Tra arte e natura: la mostra Terra animata approda a Roma
L’arte imita la natura, il che, affermava il filosofo greco Aristotele, presuppone un primato della natura.
Ma qual è e qual è stato il loro rapporto? Terra animata. Visioni tra arte e natura in Italia (1964-2023) è la mostra allestita negli spazi dell’ex Mattatoio di Roma – visitabile fino ad agosto - che ne indaga, con linguaggi diversi, visioni, prospettive e riflessioni attraverso le opere di artiste e artisti di diverse generazioni che raccontano gli enormi cambiamenti avvenuti in Italia negli ultimi 70 anni nella percezione del rapporto tra natura ed essere umano: dal radicale superamento dei confini tradizionali dell’opera d’arte, al paesaggio che diviene oggetto di pratiche artistiche specifiche.
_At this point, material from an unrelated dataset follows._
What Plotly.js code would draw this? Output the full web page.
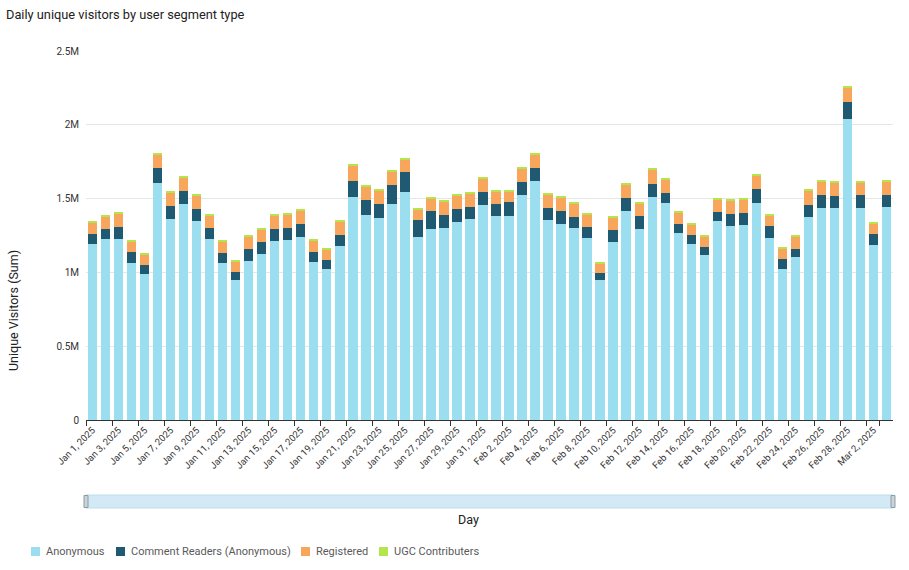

L’esposizione, curata da Paola Bonani e Francesca Rachele Oppedisano e promossa da Roma Culture e Azienda Speciale Palaexpo, si apre con le opere significative di 2 maestri: il Concetto spaziale. Cratere (1968) di Lucio Fontana e il Cretto nero D (1971) di Alberto Burri, dando una visione duale della natura, l’uno di colore oro, come il grano, frutto e simbolo di fecondità della terra, l’altro di colore nero, spaccato, arido, come la terra in attesa di una nuova fertilità.
«Sono opere che tracciano 2 territori che gli artisti hanno abitato, soprattutto quelli delle ultime generazioni», spiegano le curatrici. «Temi come ruralità, sostenibilità sono ripensati all’interno di un’arte che non è solo più attivismo ma restituzione creativa di nuove consapevolezze legate all’idea che la terra abbia un’anima di cui tutti noi facciamo parte».
Una Terra animata, dunque, come l’opera realizzata nel 1967 dall’artista concettuale Luca Maria Patella e che da il titolo alla mostra.
Una land art sui generis, racchiusa in un video in 16 mm che riprende 3 personaggi intenti a misurare un grande terreno arato su cui si muovono con un nastro bianco con il senso di stabilire la relazione fisica dell’essere umano con l’ambiente, componente essenziale per la sua conoscenza.
Il percorso espositivo raccoglie dipinti, fotografie e installazioni di artiste e artisti che hanno fondato la loro pratica, in parallelo alla nascita del pensiero ecologista, sull’osservazione della natura, intesa come campo di ricerca e ritrovamento di una identità originaria (Pino Pascali), spazio da riattivare e da contemplare attraverso una ridefinizione estetica (Gianfranco Baruchello) o con cui identificarsi (Giuseppe Penone).
In altri casi, terra e paesaggio divengono luoghi di un immaginario puramente estetico e ludico, in grado di dischiudere visioni intense e paesaggi ideali (Mario Merz e Piero Gilardi), proiezioni oniriche e fiabesche (Giosetta Fioroni), poetiche e familiari (Giacinto Cerone).
E poi il contributo delle nuove generazioni che hanno della propria arte un impegno di risveglio che, come il video La Danza degli attrezzi di Nico Angiuli che si concentra sulle mutazioni paesaggistiche e sulle ricadute sociali che coinvolgono i rapporti tra migrazione, urbanizzazione del paesaggio, sfruttamento del corpo dei lavoratori agricoli, umanizzazione delle macchine e la meccanizzazione dei corpi.